Becoming financially independent for life transitions, rather than focusing on retirement, should be every physician’s goal, says McClanahan.
She believes the biggest determinant of when physicians can reach financial independence is how much they spend, not how much they save. “If you develop an expensive lifestyle that you become locked into, it’s going to be hard to achieve financial independence or retirement at a young age,” she says.
Physicians shouldn’t count on the sale of their practice as their nest egg, she adds. Smart investing and modest spending over the long run will likely bring greater returns.
Musbach urges physicians to aim for a state of financial independence where work is optional, not required. As a general rule, retirees can safely withdraw 4 percent from their portfolio each year, he says. That means a doctor looking to draw $100,000 each year would need to save about $2.5 million. Reaching that goal requires saving at least 15 to 20 percent each year, he says.
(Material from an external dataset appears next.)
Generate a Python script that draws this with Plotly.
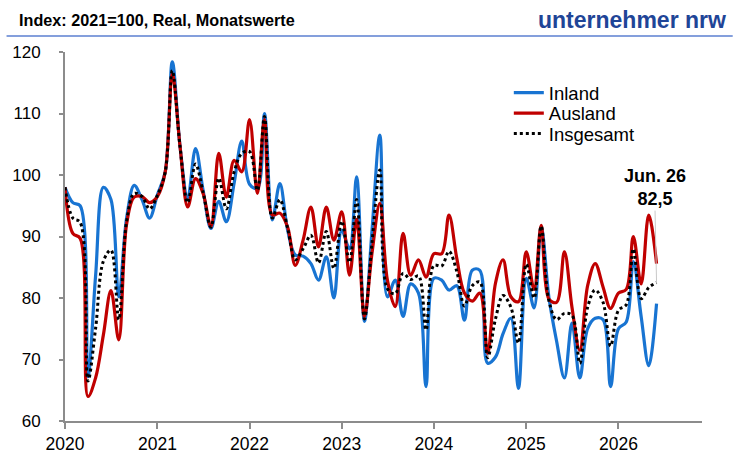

Hiring and changing financial advisors
There is no set moment, such as when physicians reach a certain savings target or income bracket, when they should consider working with an investment professional, says Gerri Walsh, senior vice president for investor education at FINRA, the Washington, D.C.-based organization that licenses and registers all brokers in the United States. Rather, physicians should contact an advisor whenever they want guidance on managing their money.
When selecting an advisor, Walsh recommends visiting FINRA’s BrokerCheck, a free tool for researching investment professionals that provides information on brokers’ licensing, experience, and history of customer complaints.
When might physicians want to switch advisors? One cause is when they suspect the advisor of engaging in problematic behavior, such as making unauthorized trades, Walsh says. If physicians are not satisfied with their advisor’s explanation, they can contact the firm’s branch manager and visit FINRA’s investor complaint center for more guidance.
Another cause for switching would be if the physician does not believe the advisor is offering unbiased advice. As Walsh says, “If you ever feel discomfort with the products, services, and strategies that are being recommended to you, that is an important point to pause and reflect on the relationship—especially if the products, services, and strategies don’t align with your goals.”